Su mano toca ligeramente el brazo de ella. La siente estremecerse —¿deseo, disgusto?—, y en un repentino loco impulso la atrae hacia sí y la abraza. Ella se muestra tensa al principio, luego se relaja. Sus labios se unen. Acaricia su desnuda y musculada espalda. Ella se aprieta contra él. Tiene una rápida y salvaje visión de lo que podría haber ocurrido aquella tarde: Artha yaciendo de buen grado en la suave tierra, aquí, atrayéndole sobre ella y dentro de ella, la unión de sus cuerpos creando aquel metafórico lazo entre monurb y comuna que los viejos quieren forjar con su sangre. Pero no. Es una visión irrealista, aunque artísticamente satisfactoria. No copularán bajo la luz de la luna. Artha vive bajo su código. Obviamente los mismos pensamientos han pasado también por la mente de ella en estos escasos segundos, y ha considerado y rechazado las posibilidades de una adiós apasionado, pero ahora se aparta de él, rompiendo el contacto momentos antes de que él se dé cuenta de su parcial rendición. Sus ojos brillan en la oscuridad. Su sonrisa es forzada y ausente.

—Váyase ahora —susurra. Girándose. Corriendo una docena de pasos en dirección a la comuna. Girándose de nuevo, gesticulando con la palma de sus manos, intentando forzarle a moverse—. Váyase. Váyase. ¿A qué está esperando? Corriendo apresuradamente a través de la noche iluminada por la luna. Tambaleándose, tropezando, saltando. Ni siquiera se preocupa de ocultarse entre las hileras de altas plantas; en su precipitación, troncha los jóvenes tallos, los aplasta, dejando tras él un rastro de destrucción a través del cual podrá ser fácilmente perseguido. Sabe que debe salir del territorio de la comuna antes del alba. Cuando despeguen las fumigadoras podrán localizarle fácilmente y traerle de vuelta para entregarle al perverso Moloch. Posiblemente hayan enviado ya a las fumigadoras para cazarle en la noche, tan pronto se hayan dado cuenta de que había escapado. ¿Pueden esos amarillos ojos ver en la oscuridad?
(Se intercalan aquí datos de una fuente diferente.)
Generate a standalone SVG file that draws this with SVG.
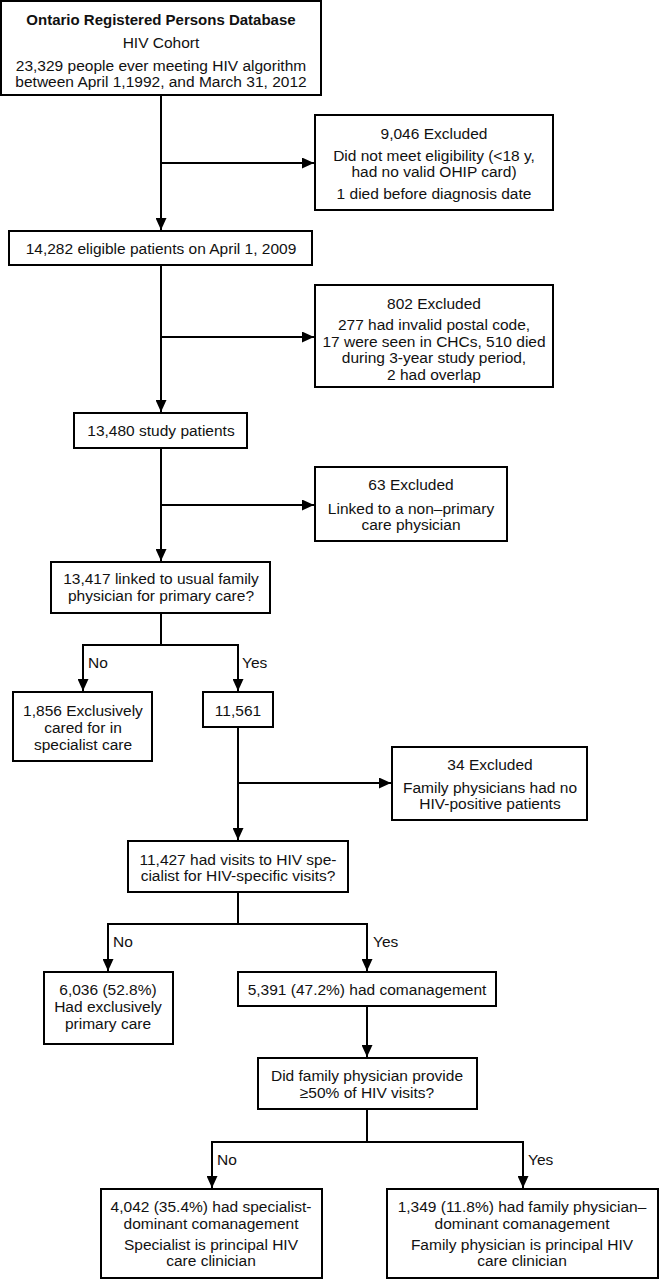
<svg xmlns="http://www.w3.org/2000/svg" width="659" height="1280" viewBox="0 0 659 1280">
<defs>
<style>
.box{fill:#fff;stroke:#000;stroke-width:2}
.t{font-family:"Liberation Sans",Arial,sans-serif;font-size:15.5px;fill:#111;text-anchor:middle}
.b{font-weight:bold;font-size:15px}
.l{font-family:"Liberation Sans",Arial,sans-serif;font-size:15.5px;fill:#111}
.c{fill:none;stroke:#000;stroke-width:2}
</style>
<marker id="ah" markerUnits="userSpaceOnUse" markerWidth="13" markerHeight="11" refX="12" refY="5.5" orient="auto">
<path d="M0,0 L12,5.5 L0,11 z" fill="#000"/>
</marker>
</defs>
<rect width="659" height="1280" fill="#fff"/>
<g id="connectors">
<path class="c" d="M161,95 V230" marker-end="url(#ah)"/>
<path class="c" d="M161,163 H314" marker-end="url(#ah)"/>
<path class="c" d="M161,265 V412" marker-end="url(#ah)"/>
<path class="c" d="M161,337 H314" marker-end="url(#ah)"/>
<path class="c" d="M161,448 V561" marker-end="url(#ah)"/>
<path class="c" d="M161,505 H314" marker-end="url(#ah)"/>
<path class="c" d="M161,613 V645 M83,645 H238"/>
<path class="c" d="M83,644 V691" marker-end="url(#ah)"/>
<path class="c" d="M238,644 V691" marker-end="url(#ah)"/>
<path class="c" d="M238,727 V840" marker-end="url(#ah)"/>
<path class="c" d="M238,783 H391" marker-end="url(#ah)"/>
<path class="c" d="M238,892 V924 M108,924 H367"/>
<path class="c" d="M108,923 V971" marker-end="url(#ah)"/>
<path class="c" d="M367,923 V971" marker-end="url(#ah)"/>
<path class="c" d="M367,1006 V1057" marker-end="url(#ah)"/>
<path class="c" d="M367,1109 V1142 M212,1142 H523"/>
<path class="c" d="M212,1141 V1188" marker-end="url(#ah)"/>
<path class="c" d="M523,1141 V1188" marker-end="url(#ah)"/>
<text class="l" x="88" y="668">No</text>
<text class="l" x="242" y="668">Yes</text>
<text class="l" x="113" y="947">No</text>
<text class="l" x="373" y="947">Yes</text>
<text class="l" x="217" y="1165">No</text>
<text class="l" x="528" y="1165">Yes</text>
</g>
<g id="n1">
<rect class="box" x="1" y="1" width="320" height="94"/>
<text class="t b" x="161" y="25">Ontario Registered Persons Database</text>
<text class="t" x="161" y="48">HIV Cohort</text>
<text class="t" x="161" y="71">23,329 people ever meeting HIV algorithm</text>
<text class="t" x="161" y="87">between April 1,1992, and March 31, 2012</text>
</g>
<g id="n2">
<rect class="box" x="315" y="115" width="238" height="95"/>
<text class="t" x="434" y="139">9,046 Excluded</text>
<text class="t" x="434" y="161">Did not meet eligibility (&lt;18 y,</text>
<text class="t" x="434" y="177">had no valid OHIP card)</text>
<text class="t" x="434" y="199">1 died before diagnosis date</text>
</g>
<g id="n3">
<rect class="box" x="9" y="231" width="303" height="34"/>
<text class="t" x="161" y="254">14,282 eligible patients on April 1, 2009</text>
</g>
<g id="n4">
<rect class="box" x="315" y="285" width="238" height="102"/>
<text class="t" x="434" y="309">802 Excluded</text>
<text class="t" x="434" y="330">277 had invalid postal code,</text>
<text class="t" x="434" y="347">17 were seen in CHCs, 510 died</text>
<text class="t" x="434" y="363">during 3-year study period,</text>
<text class="t" x="434" y="380">2 had overlap</text>
</g>
<g id="n5">
<rect class="box" x="74" y="413" width="173" height="35"/>
<text class="t" x="161" y="436">13,480 study patients</text>
</g>
<g id="n6">
<rect class="box" x="315" y="467" width="192" height="74"/>
<text class="t" x="411" y="490">63 Excluded</text>
<text class="t" x="411" y="514">Linked to a non–primary</text>
<text class="t" x="411" y="530">care physician</text>
</g>
<g id="n7">
<rect class="box" x="51" y="562" width="219" height="51"/>
<text class="t" x="161" y="584">13,417 linked to usual family</text>
<text class="t" x="161" y="601">physician for primary care?</text>
</g>
<g id="n8">
<rect class="box" x="13" y="692" width="139" height="69"/>
<text class="t" x="83" y="716">1,856 Exclusively</text>
<text class="t" x="83" y="733">cared for in</text>
<text class="t" x="83" y="750">specialist care</text>
</g>
<g id="n9">
<rect class="box" x="203" y="692" width="70" height="35"/>
<text class="t" x="238" y="716">11,561</text>
</g>
<g id="n10">
<rect class="box" x="392" y="747" width="195" height="73"/>
<text class="t" x="490" y="770">34 Excluded</text>
<text class="t" x="490" y="793">Family physicians had no</text>
<text class="t" x="490" y="809">HIV-positive patients</text>
</g>
<g id="n11">
<rect class="box" x="128" y="841" width="220" height="51"/>
<text class="t" x="238" y="865">11,427 had visits to HIV spe-</text>
<text class="t" x="238" y="881">cialist for HIV-specific visits?</text>
</g>
<g id="n12">
<rect class="box" x="44" y="972" width="129" height="72"/>
<text class="t" x="108" y="995">6,036 (52.8%)</text>
<text class="t" x="108" y="1012">Had exclusively</text>
<text class="t" x="108" y="1029">primary care</text>
</g>
<g id="n13">
<rect class="box" x="238" y="972" width="258" height="34"/>
<text class="t" x="367" y="995">5,391 (47.2%) had comanagement</text>
</g>
<g id="n14">
<rect class="box" x="258" y="1058" width="219" height="51"/>
<text class="t" x="367" y="1081">Did family physician provide</text>
<text class="t" x="367" y="1098">≥50% of HIV visits?</text>
</g>
<g id="n15">
<rect class="box" x="101" y="1189" width="221" height="89"/>
<text class="t" x="211" y="1212">4,042 (35.4%) had specialist-</text>
<text class="t" x="211" y="1229">dominant comanagement</text>
<text class="t" x="211" y="1250">Specialist is principal HIV</text>
<text class="t" x="211" y="1266">care clinician</text>
</g>
<g id="n16">
<rect class="box" x="387" y="1189" width="271" height="89"/>
<text class="t" x="522" y="1212">1,349 (11.8%) had family physician–</text>
<text class="t" x="522" y="1229">dominant comanagement</text>
<text class="t" x="522" y="1250">Family physician is principal HIV</text>
<text class="t" x="522" y="1266">care clinician</text>
</g>
</svg>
Hace un alto y escucha, esperando oír el horrísono rugido, pero todo está en calma. Y las máquinas agrícolas… ¿están ya en camino tras sus huellas? Debe apresurarse. Presumiblemente, si consigue salir de los dominios de la comuna, estará a salvo de los adoradores del dios de las cosechas.

¿Pero dónde ir?

Ahora sólo existe un destino concebible. Mirando hacia el horizonte, ve las imponentes columnas de las monurbs de Chipitts, ocho o diez de ellas visibles desde allí como brillantes faros, miles de ventanas llameantes. No puede distinguir individualmente las ventanas, pero es consciente de las constantes variaciones y oscilaciones de los esquemas de la luz cuando algunas de éstas se encienden o apagan. Están allí en plena velada. Conciertos, torneos somáticos, duelos de luces, todas las diversiones nocturnas en pleno apogeo. Stacion en su casa, preocupada, inquietándose por él. ¿Cuánto tiempo hace que está fuera? ¿Dos días, tres? Todo es confuso. Los niños llorando. Micaela alterada, probablemente discutiendo agriamente con Jasón para liberar su tensión. Y él está aquí, a muchos kilómetros de distancia, recién evadido de un mundo de ídolos y ritos, de danzas paganas, de frígidas y estériles mujeres. Con barro en sus pies, rastrojos entre sus cabellos. Debe tener un aspecto horrible y oler peor aún. No puede lavarse. ¿Qué bacteria estará ahora desarrollándose en su carne? Tiene que volver. Sus músculos están tan desesperadamente agotados que ha superado ya el estadio de la mera fatiga. El hedor de la celda sigue clavado aún en su pituitaria. Su lengua está seca y estropajosa. Tiene la impresión de que su piel se está cuarteando por la prolongada exposición al sol, a la luna, al aire.